The deal follows Shein’s earlier expansion efforts through partnerships and acquisitions tied to established retail operators, including its involvement with Forever 21 and British label Missguided.
More importantly, the transaction arrives at a time when regulators across the United States and Europe are intensifying scrutiny of ultra-fast fashion supply chains, import loopholes, emissions profiles, and labor standards. Tightening rules around de minimis shipping exemptions threaten the very logistics architecture that enabled rapid cross-border growth for low-cost fashion platforms. Owning an established domestic-facing label helps diversify Shein’s operating exposure and potentially softens political and regulatory pressure.
Transparency paradox
The acquisition also creates one of the industry’s sharpest brand contradictions. Everlane built its reputation on radical transparency, openly discussing factory costs, sourcing structures, and ethical production standards. Shein, meanwhile, has faced repeated scrutiny over supply chain oversight, labor conditions, and environmental impact linked to ultra-fast fashion manufacturing cycles.
Analysts expect Everlane to continue operating as a semi-independent premium subsidiary in the near term to preserve customer trust and brand equity. But maintaining credibility around sustainability and transparency under an ultra-fast fashion parent company will remain a difficult balancing act. The deeper industry lesson is becoming unavoidable. Consumer-facing sustainability narratives alone cannot offset the advantages of industrial-scale infrastructure, logistics dominance, and data-led manufacturing.

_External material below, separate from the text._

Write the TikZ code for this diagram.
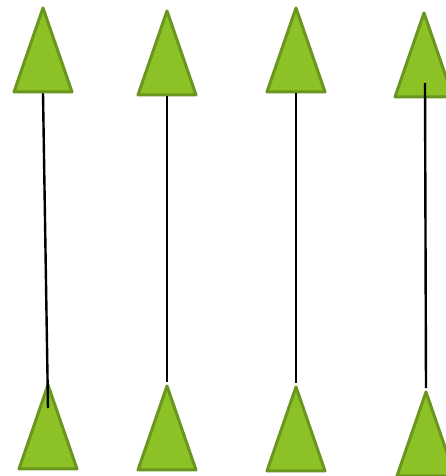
\documentclass[tikz,border=0pt]{standalone}
\usepackage{tikz}
\usetikzlibrary{shapes.geometric}
\definecolor{leaf}{HTML}{8DC227}
\definecolor{leafedge}{HTML}{6A961F}

\begin{document}
\begin{tikzpicture}[
  x=1pt,y=-1pt,
  tri/.style={isosceles triangle,isosceles triangle stretches,shape border rotate=90,
    draw=leafedge,fill=leaf,line width=3pt,line join=round,inner sep=0pt,
    minimum width=58pt,minimum height=84pt,anchor=apex},
  rod/.style={line width=2.4pt,black}
]
\useasboundingbox (0,0) rectangle (446,476);
% top row
\node[tri] (t1) at (43,4) {};
\node[tri] (t2) at (167,7) {};
\node[tri] (t3) at (296,4) {};
\node[tri] (t4) at (424,9) {};
% bottom row
\node[tri] (b1) at (48,381) {};
\node[tri] (b2) at (167,382) {};
\node[tri] (b3) at (296,383) {};
\node[tri] (b4) at (426,388) {};
% free ends of the rods
\coordinate (e1) at (48,408);
\coordinate (s4) at (425,83);
\draw[rod] (t1.south) -- (e1);
\draw[rod] (t2.south) -- (b2.apex);
\draw[rod] (t3.south) -- (b3.apex);
\draw[rod] (s4) -- (b4.apex);
\end{tikzpicture}
\end{document}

Fashion’s next era is unlikely to be defined by idealistic branding or ethical marketing campaigns. Instead, it will be shaped by which companies control the underlying operating systems of global apparel production and by whether governments eventually impose regulatory frameworks capable of leveling the competitive field between sustainability-focused brands and ultra-fast fashion giants.